▶ **What is asked**
Transcribe the data in full and exactly, omitting any pictures.

+++ Data shown +++

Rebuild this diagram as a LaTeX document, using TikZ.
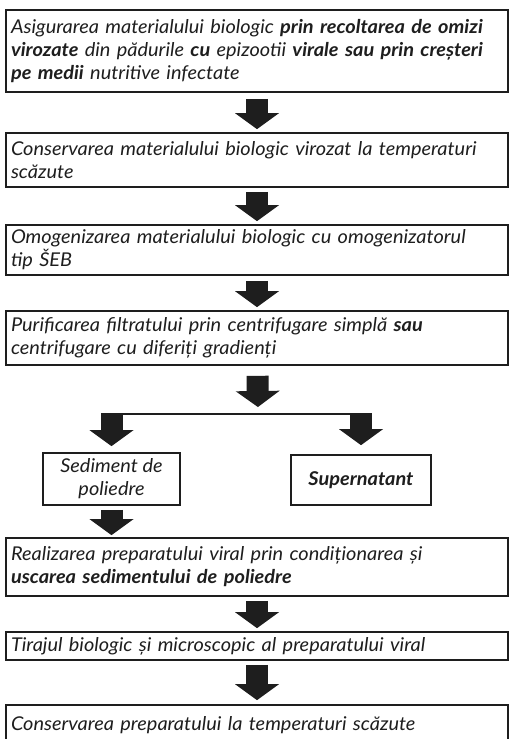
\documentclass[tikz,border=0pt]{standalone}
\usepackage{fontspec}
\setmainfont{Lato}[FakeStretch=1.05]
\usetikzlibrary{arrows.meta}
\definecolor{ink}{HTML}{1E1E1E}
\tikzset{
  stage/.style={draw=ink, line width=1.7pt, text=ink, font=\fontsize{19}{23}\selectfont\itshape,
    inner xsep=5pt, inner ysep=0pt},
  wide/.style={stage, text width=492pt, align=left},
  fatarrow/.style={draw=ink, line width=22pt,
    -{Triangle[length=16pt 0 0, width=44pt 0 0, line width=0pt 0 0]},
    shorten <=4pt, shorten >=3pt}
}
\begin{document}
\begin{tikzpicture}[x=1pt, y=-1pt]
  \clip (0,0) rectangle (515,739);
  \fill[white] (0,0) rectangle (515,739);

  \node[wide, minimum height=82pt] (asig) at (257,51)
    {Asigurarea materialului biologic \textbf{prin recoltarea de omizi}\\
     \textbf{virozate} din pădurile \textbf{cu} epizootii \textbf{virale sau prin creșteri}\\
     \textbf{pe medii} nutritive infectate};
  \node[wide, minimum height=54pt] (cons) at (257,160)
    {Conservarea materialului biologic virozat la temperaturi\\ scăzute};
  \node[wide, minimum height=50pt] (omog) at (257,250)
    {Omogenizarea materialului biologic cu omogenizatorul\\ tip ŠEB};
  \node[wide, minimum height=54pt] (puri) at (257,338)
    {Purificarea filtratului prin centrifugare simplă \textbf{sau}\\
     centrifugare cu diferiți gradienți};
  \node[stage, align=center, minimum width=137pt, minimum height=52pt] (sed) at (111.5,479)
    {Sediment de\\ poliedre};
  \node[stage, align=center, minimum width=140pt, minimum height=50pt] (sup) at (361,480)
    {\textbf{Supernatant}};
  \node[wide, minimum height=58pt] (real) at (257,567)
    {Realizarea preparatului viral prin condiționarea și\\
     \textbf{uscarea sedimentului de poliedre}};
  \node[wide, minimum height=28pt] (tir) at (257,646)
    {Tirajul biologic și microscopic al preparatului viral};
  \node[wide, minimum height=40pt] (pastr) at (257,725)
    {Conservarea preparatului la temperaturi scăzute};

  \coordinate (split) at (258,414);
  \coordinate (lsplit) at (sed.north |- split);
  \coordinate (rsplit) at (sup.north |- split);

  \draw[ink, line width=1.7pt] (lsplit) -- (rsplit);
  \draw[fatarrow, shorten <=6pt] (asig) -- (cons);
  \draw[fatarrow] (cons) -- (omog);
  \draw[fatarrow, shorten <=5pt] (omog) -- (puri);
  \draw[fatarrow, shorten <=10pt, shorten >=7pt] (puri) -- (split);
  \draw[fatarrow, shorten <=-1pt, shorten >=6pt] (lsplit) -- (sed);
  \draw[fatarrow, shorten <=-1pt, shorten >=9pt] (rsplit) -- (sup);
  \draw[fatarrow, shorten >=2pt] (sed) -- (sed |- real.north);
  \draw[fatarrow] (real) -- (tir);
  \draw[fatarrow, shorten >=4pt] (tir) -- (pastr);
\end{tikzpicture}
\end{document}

+++

▶ **Result**
Rebuild this diagram as a LaTeX document, using TikZ.
\documentclass[tikz,border=0pt]{standalone}
\usepackage{fontspec}
\setmainfont{Lato}[FakeStretch=1.05]
\usetikzlibrary{arrows.meta}
\definecolor{ink}{HTML}{1E1E1E}
\tikzset{
  stage/.style={draw=ink, line width=1.7pt, text=ink, font=\fontsize{19}{23}\selectfont\itshape,
    inner xsep=5pt, inner ysep=0pt},
  wide/.style={stage, text width=492pt, align=left},
  fatarrow/.style={draw=ink, line width=22pt,
    -{Triangle[length=16pt 0 0, width=44pt 0 0, line width=0pt 0 0]},
    shorten <=4pt, shorten >=3pt}
}
\begin{document}
\begin{tikzpicture}[x=1pt, y=-1pt]
  \clip (0,0) rectangle (515,739);
  \fill[white] (0,0) rectangle (515,739);

  \node[wide, minimum height=82pt] (asig) at (257,51)
    {Asigurarea materialului biologic \textbf{prin recoltarea de omizi}\\
     \textbf{virozate} din pădurile \textbf{cu} epizootii \textbf{virale sau prin creșteri}\\
     \textbf{pe medii} nutritive infectate};
  \node[wide, minimum height=54pt] (cons) at (257,160)
    {Conservarea materialului biologic virozat la temperaturi\\ scăzute};
  \node[wide, minimum height=50pt] (omog) at (257,250)
    {Omogenizarea materialului biologic cu omogenizatorul\\ tip ŠEB};
  \node[wide, minimum height=54pt] (puri) at (257,338)
    {Purificarea filtratului prin centrifugare simplă \textbf{sau}\\
     centrifugare cu diferiți gradienți};
  \node[stage, align=center, minimum width=137pt, minimum height=52pt] (sed) at (111.5,479)
    {Sediment de\\ poliedre};
  \node[stage, align=center, minimum width=140pt, minimum height=50pt] (sup) at (361,480)
    {\textbf{Supernatant}};
  \node[wide, minimum height=58pt] (real) at (257,567)
    {Realizarea preparatului viral prin condiționarea și\\
     \textbf{uscarea sedimentului de poliedre}};
  \node[wide, minimum height=28pt] (tir) at (257,646)
    {Tirajul biologic și microscopic al preparatului viral};
  \node[wide, minimum height=40pt] (pastr) at (257,725)
    {Conservarea preparatului la temperaturi scăzute};

  \coordinate (split) at (258,414);
  \coordinate (lsplit) at (sed.north |- split);
  \coordinate (rsplit) at (sup.north |- split);

  \draw[ink, line width=1.7pt] (lsplit) -- (rsplit);
  \draw[fatarrow, shorten <=6pt] (asig) -- (cons);
  \draw[fatarrow] (cons) -- (omog);
  \draw[fatarrow, shorten <=5pt] (omog) -- (puri);
  \draw[fatarrow, shorten <=10pt, shorten >=7pt] (puri) -- (split);
  \draw[fatarrow, shorten <=-1pt, shorten >=6pt] (lsplit) -- (sed);
  \draw[fatarrow, shorten <=-1pt, shorten >=9pt] (rsplit) -- (sup);
  \draw[fatarrow, shorten >=2pt] (sed) -- (sed |- real.north);
  \draw[fatarrow] (real) -- (tir);
  \draw[fatarrow, shorten >=4pt] (tir) -- (pastr);
\end{tikzpicture}
\end{document}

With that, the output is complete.